Conservation facilities and the public

From: Stephanie Watkins <sbwatkins>
Date: Friday, August 10, 2001
Fern Bleckner <blecknerf [at] saam__si__edu>, on behalf of Claire Larkin,
writes

>    ...  When
>    the building reopens, the public will be able to get a "behind
>    the scenes" look at all aspects of work that is routinely
>    performed in a paintings', paper and objects' conservation lab.
>
>    We believe we will be the first conservation lab where
>    activities are visible daily, not just for a "special project."
>    If there are other examples of visible conservation labs already
>    in operation, we would like to hear about your first-hand
>    knowledge, particularly with the rationale for their creation
>    and how the public responded to the experience. ...

There are many instances where conservation labs have been visible
for the public to see on a routine basis.  Two examples are at the
Hearst Castle Visitor's Center, in San Simeon, California and at the
Menil in Houston, TX.  In both cases, one side of the lab is a
window.  Archeological labs, especially those that clean dinosaur
fossils, often have a view window.  Many labs also allow visitors to
walk in and talk with the workers directly during specified hours.
One governmental archive where I worked had a window view from a
reading room "to allow taxpayers the opportunity to see where their
tax dollars were going."  Many other examples exist.

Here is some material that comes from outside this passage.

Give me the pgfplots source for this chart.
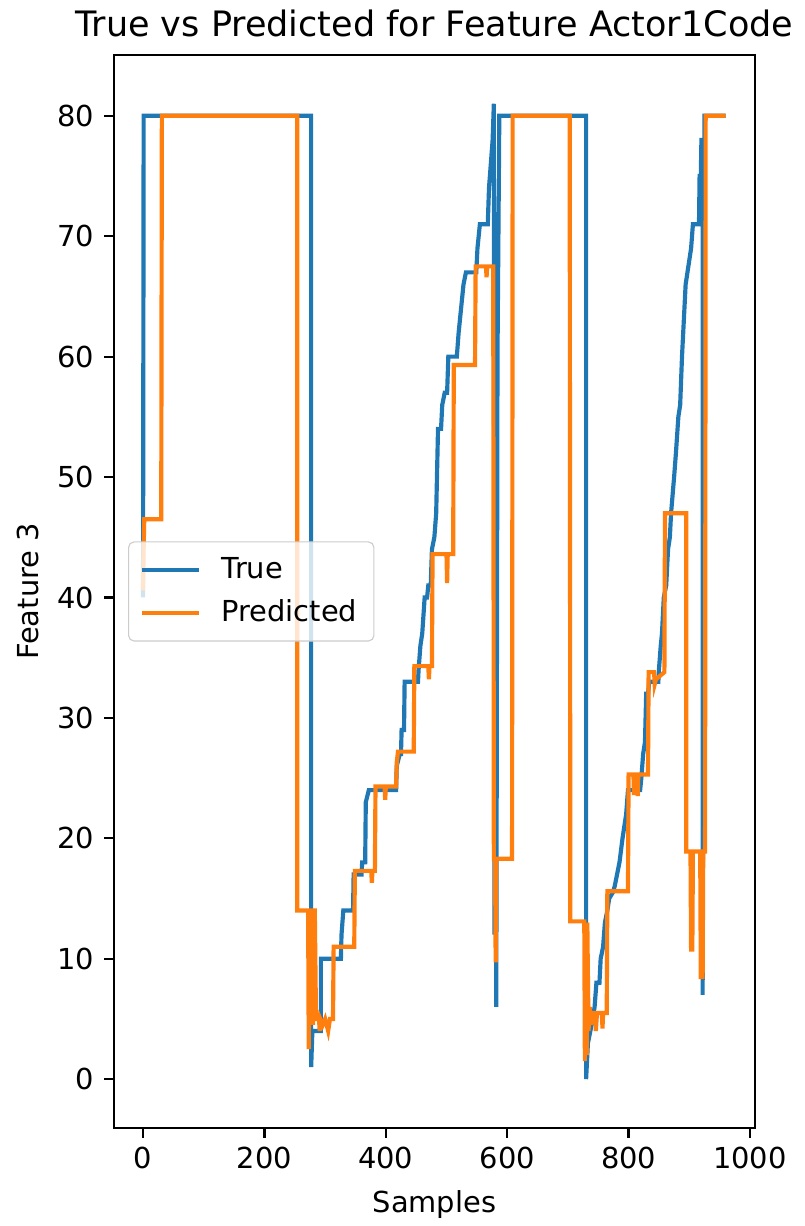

A benefit to having working conservators on view is general
education of the public without the interruption of a tour.  What we
do is pretty fascinating to many people.  Public response is
generally positive.  Further benefits are great public relations and
potential funding opportunities.  One disadvantage is the loss of
the human interaction one gets with tours.

>From my own experience, my opinion is that conservators generally
dislike being put on exhibit.  It's like living in a fish bowl or
constantly on camera.  For some it can become nerve wracking.  How
many times a day ar you aware of your body language?  At the
archive, I found the staff extremely reluctant to work in front of
the window. Hiding around a corner or working where one couldn't be
watched as easily were common responses.  Alas, half the
workstations had been built in front of the window.  A possible
compromise is to install blinds, drapes, or a sliding wall that can
be opened for observation or closed for privacy when necessary.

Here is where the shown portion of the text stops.